━━ Data lines ━━

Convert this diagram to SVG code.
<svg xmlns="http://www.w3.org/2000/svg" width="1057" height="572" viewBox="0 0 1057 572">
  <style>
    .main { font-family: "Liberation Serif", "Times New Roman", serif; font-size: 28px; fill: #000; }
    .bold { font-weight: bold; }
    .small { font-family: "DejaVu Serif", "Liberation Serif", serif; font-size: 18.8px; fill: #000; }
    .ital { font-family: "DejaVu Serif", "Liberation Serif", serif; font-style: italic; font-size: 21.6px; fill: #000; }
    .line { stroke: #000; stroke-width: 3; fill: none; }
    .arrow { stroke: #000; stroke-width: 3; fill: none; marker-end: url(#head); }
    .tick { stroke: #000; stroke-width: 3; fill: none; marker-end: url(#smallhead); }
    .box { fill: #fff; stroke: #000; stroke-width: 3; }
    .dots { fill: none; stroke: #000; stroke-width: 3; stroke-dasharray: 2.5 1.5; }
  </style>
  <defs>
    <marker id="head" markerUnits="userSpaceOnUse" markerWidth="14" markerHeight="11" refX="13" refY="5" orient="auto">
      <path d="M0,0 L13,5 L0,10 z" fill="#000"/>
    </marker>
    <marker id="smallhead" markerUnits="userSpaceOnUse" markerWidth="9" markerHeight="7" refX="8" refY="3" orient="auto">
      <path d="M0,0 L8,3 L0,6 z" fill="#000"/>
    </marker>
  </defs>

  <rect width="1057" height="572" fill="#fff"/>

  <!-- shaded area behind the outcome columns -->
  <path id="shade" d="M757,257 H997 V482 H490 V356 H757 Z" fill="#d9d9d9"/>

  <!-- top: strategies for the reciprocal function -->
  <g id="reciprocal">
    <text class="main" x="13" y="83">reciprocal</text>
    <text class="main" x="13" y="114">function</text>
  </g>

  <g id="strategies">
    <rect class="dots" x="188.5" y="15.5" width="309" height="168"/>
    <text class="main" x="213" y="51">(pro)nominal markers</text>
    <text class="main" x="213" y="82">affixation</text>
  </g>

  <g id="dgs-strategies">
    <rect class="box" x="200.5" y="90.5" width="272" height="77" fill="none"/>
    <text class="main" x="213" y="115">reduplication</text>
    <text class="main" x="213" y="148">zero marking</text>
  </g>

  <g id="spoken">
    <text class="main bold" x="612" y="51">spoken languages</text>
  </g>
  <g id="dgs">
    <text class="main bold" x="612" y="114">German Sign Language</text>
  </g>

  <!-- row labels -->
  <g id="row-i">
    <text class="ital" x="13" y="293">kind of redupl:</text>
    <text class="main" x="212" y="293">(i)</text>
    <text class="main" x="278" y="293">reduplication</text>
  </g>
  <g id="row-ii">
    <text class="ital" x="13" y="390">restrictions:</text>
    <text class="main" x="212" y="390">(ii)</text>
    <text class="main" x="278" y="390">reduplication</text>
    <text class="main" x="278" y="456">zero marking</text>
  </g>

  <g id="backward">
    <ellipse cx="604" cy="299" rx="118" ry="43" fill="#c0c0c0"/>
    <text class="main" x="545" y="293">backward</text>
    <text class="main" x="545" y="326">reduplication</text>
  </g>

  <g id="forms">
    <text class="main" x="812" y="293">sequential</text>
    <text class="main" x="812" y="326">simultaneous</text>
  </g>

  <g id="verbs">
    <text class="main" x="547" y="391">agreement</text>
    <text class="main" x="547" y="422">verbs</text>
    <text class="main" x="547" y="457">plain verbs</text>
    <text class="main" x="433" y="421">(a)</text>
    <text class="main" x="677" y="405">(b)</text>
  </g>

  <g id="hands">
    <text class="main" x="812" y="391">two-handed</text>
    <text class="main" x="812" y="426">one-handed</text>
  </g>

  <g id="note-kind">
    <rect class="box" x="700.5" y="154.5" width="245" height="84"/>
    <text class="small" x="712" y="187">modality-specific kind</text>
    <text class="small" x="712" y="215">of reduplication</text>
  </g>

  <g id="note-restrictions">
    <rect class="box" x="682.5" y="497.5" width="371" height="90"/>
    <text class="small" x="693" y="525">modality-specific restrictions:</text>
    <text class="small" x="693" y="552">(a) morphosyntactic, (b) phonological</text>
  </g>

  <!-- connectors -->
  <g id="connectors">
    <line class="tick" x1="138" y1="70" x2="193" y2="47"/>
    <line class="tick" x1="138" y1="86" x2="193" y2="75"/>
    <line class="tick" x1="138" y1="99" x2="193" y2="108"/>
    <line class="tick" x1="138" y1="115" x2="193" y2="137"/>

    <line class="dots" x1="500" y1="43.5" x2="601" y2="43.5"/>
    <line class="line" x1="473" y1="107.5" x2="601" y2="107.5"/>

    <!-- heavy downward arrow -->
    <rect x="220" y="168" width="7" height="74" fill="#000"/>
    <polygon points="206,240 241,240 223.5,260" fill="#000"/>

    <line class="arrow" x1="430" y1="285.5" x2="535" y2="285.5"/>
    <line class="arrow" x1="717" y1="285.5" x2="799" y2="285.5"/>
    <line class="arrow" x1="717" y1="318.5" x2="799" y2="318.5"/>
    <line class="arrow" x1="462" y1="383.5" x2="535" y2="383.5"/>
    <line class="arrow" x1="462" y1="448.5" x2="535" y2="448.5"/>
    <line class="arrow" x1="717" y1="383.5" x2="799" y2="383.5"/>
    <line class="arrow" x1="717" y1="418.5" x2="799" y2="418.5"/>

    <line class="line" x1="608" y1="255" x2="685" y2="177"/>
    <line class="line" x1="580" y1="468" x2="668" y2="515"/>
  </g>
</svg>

━━━

[Written request]: The listing above should be transcribed in full, exactly as written.

[Correct output]:
Convert this diagram to SVG code.
<svg xmlns="http://www.w3.org/2000/svg" width="1057" height="572" viewBox="0 0 1057 572">
  <style>
    .main { font-family: "Liberation Serif", "Times New Roman", serif; font-size: 28px; fill: #000; }
    .bold { font-weight: bold; }
    .small { font-family: "DejaVu Serif", "Liberation Serif", serif; font-size: 18.8px; fill: #000; }
    .ital { font-family: "DejaVu Serif", "Liberation Serif", serif; font-style: italic; font-size: 21.6px; fill: #000; }
    .line { stroke: #000; stroke-width: 3; fill: none; }
    .arrow { stroke: #000; stroke-width: 3; fill: none; marker-end: url(#head); }
    .tick { stroke: #000; stroke-width: 3; fill: none; marker-end: url(#smallhead); }
    .box { fill: #fff; stroke: #000; stroke-width: 3; }
    .dots { fill: none; stroke: #000; stroke-width: 3; stroke-dasharray: 2.5 1.5; }
  </style>
  <defs>
    <marker id="head" markerUnits="userSpaceOnUse" markerWidth="14" markerHeight="11" refX="13" refY="5" orient="auto">
      <path d="M0,0 L13,5 L0,10 z" fill="#000"/>
    </marker>
    <marker id="smallhead" markerUnits="userSpaceOnUse" markerWidth="9" markerHeight="7" refX="8" refY="3" orient="auto">
      <path d="M0,0 L8,3 L0,6 z" fill="#000"/>
    </marker>
  </defs>

  <rect width="1057" height="572" fill="#fff"/>

  <!-- shaded area behind the outcome columns -->
  <path id="shade" d="M757,257 H997 V482 H490 V356 H757 Z" fill="#d9d9d9"/>

  <!-- top: strategies for the reciprocal function -->
  <g id="reciprocal">
    <text class="main" x="13" y="83">reciprocal</text>
    <text class="main" x="13" y="114">function</text>
  </g>

  <g id="strategies">
    <rect class="dots" x="188.5" y="15.5" width="309" height="168"/>
    <text class="main" x="213" y="51">(pro)nominal markers</text>
    <text class="main" x="213" y="82">affixation</text>
  </g>

  <g id="dgs-strategies">
    <rect class="box" x="200.5" y="90.5" width="272" height="77" fill="none"/>
    <text class="main" x="213" y="115">reduplication</text>
    <text class="main" x="213" y="148">zero marking</text>
  </g>

  <g id="spoken">
    <text class="main bold" x="612" y="51">spoken languages</text>
  </g>
  <g id="dgs">
    <text class="main bold" x="612" y="114">German Sign Language</text>
  </g>

  <!-- row labels -->
  <g id="row-i">
    <text class="ital" x="13" y="293">kind of redupl:</text>
    <text class="main" x="212" y="293">(i)</text>
    <text class="main" x="278" y="293">reduplication</text>
  </g>
  <g id="row-ii">
    <text class="ital" x="13" y="390">restrictions:</text>
    <text class="main" x="212" y="390">(ii)</text>
    <text class="main" x="278" y="390">reduplication</text>
    <text class="main" x="278" y="456">zero marking</text>
  </g>

  <g id="backward">
    <ellipse cx="604" cy="299" rx="118" ry="43" fill="#c0c0c0"/>
    <text class="main" x="545" y="293">backward</text>
    <text class="main" x="545" y="326">reduplication</text>
  </g>

  <g id="forms">
    <text class="main" x="812" y="293">sequential</text>
    <text class="main" x="812" y="326">simultaneous</text>
  </g>

  <g id="verbs">
    <text class="main" x="547" y="391">agreement</text>
    <text class="main" x="547" y="422">verbs</text>
    <text class="main" x="547" y="457">plain verbs</text>
    <text class="main" x="433" y="421">(a)</text>
    <text class="main" x="677" y="405">(b)</text>
  </g>

  <g id="hands">
    <text class="main" x="812" y="391">two-handed</text>
    <text class="main" x="812" y="426">one-handed</text>
  </g>

  <g id="note-kind">
    <rect class="box" x="700.5" y="154.5" width="245" height="84"/>
    <text class="small" x="712" y="187">modality-specific kind</text>
    <text class="small" x="712" y="215">of reduplication</text>
  </g>

  <g id="note-restrictions">
    <rect class="box" x="682.5" y="497.5" width="371" height="90"/>
    <text class="small" x="693" y="525">modality-specific restrictions:</text>
    <text class="small" x="693" y="552">(a) morphosyntactic, (b) phonological</text>
  </g>

  <!-- connectors -->
  <g id="connectors">
    <line class="tick" x1="138" y1="70" x2="193" y2="47"/>
    <line class="tick" x1="138" y1="86" x2="193" y2="75"/>
    <line class="tick" x1="138" y1="99" x2="193" y2="108"/>
    <line class="tick" x1="138" y1="115" x2="193" y2="137"/>

    <line class="dots" x1="500" y1="43.5" x2="601" y2="43.5"/>
    <line class="line" x1="473" y1="107.5" x2="601" y2="107.5"/>

    <!-- heavy downward arrow -->
    <rect x="220" y="168" width="7" height="74" fill="#000"/>
    <polygon points="206,240 241,240 223.5,260" fill="#000"/>

    <line class="arrow" x1="430" y1="285.5" x2="535" y2="285.5"/>
    <line class="arrow" x1="717" y1="285.5" x2="799" y2="285.5"/>
    <line class="arrow" x1="717" y1="318.5" x2="799" y2="318.5"/>
    <line class="arrow" x1="462" y1="383.5" x2="535" y2="383.5"/>
    <line class="arrow" x1="462" y1="448.5" x2="535" y2="448.5"/>
    <line class="arrow" x1="717" y1="383.5" x2="799" y2="383.5"/>
    <line class="arrow" x1="717" y1="418.5" x2="799" y2="418.5"/>

    <line class="line" x1="608" y1="255" x2="685" y2="177"/>
    <line class="line" x1="580" y1="468" x2="668" y2="515"/>
  </g>
</svg>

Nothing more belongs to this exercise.